Summer squash are fairly resilient and easy growing. Well-drained soil, and water during dry spells are all that is really necessary for a good yield. Stay on top of weeding early on until the leaves shade out the weeds. Because the root system is shallow, early successions can be mulched to help with yield.

Pests and Pest Control:

There are four problems common to summer squash: cucumber beetles, squash vine borers, squash bugs, and powdery mildew.
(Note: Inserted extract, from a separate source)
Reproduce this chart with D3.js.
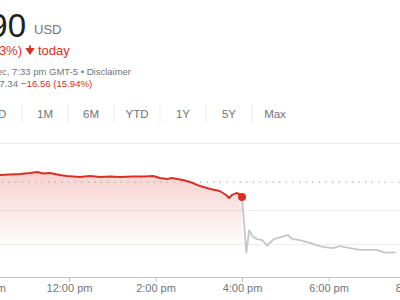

  • Cucumber beetles: These are small yellow and black striped beetles that attack both the vine and the mature fruit.
  • Squash Vine Borers: These are moths that lay their eggs on the squash plant, and the larvae of which bore into the base of the mature vine. They must be cut out of the vine once they have bored in, which can do irreparable damage to the plant. It is best if the larvae are caught and removed before they get a chance to bore in. Keep an eye out for adult vine borers starting in late June to know if the squash crop will be at risk. Adult vine borers, which look like wasps and buzz loudly as they fly, can be caught in yellow pans of soapy water. Planting a second succession of squash in early July after vine borer eggs are laid is also a solution. If the larvae do invade the plant, the vine will begin to die, and what looks like wet sawdust will appear around the base. After the borer is cut out, heap soil around the base. If the plant does not recover, remove it so the borers do not spread to neighboring plants.
  • Squash Bugs: These bugs damage the leaves of the plants, and can do damage to the fruit. They lay their eggs in clusters on the underside of the leaves, and frequent monitoring of plants is the best defense. The egg clusters are easy to remove, as are the young bugs. Keeping the bugs under control from the beginning is the only way to stop them from becoming a major problem.
  • Powdery Mildew: This is a fungus that appears as a grayish white covering on the leaves of the squash plants. It is best controlled if caught early and sprayed once or twice a week with a neem oil and baking soda solution.
Harvest Techniques:

Zucchini and yellow summer squash should be harvested when about ten inches long. They can still be used when they get bigger, although they have more seeds and lose some of their flavor. During the height of their production, they should be harvested every day. Using a knife, cut the fruit off of the vine close to where the stem meets the fruit, being careful not to damage the vine. Be careful not to knick the fruit, as this will make it rot more quickly.


After washing, cut the stem as short as possible without cutting into the flesh of the squash. This short stem will not damage other fruit during storage. Keep refrigerated in a sealed container for up to a week after harvesting. Although they may keep beyond a week, the likelihood of them becoming mushy increases. Squash freezes very well shredded and put in Ziplocs. It can then be thawed later and used in soups or breads or other dishes.


For retail, sell at $0.75-$1.00 each, depending on size, and plentifulness of summer squash in the area. In mid-July, for example, everyone has summer squash, and just wants to get rid of it, so $0.75 would be more appropriate. For wholesale, sell at $1.50 per pound.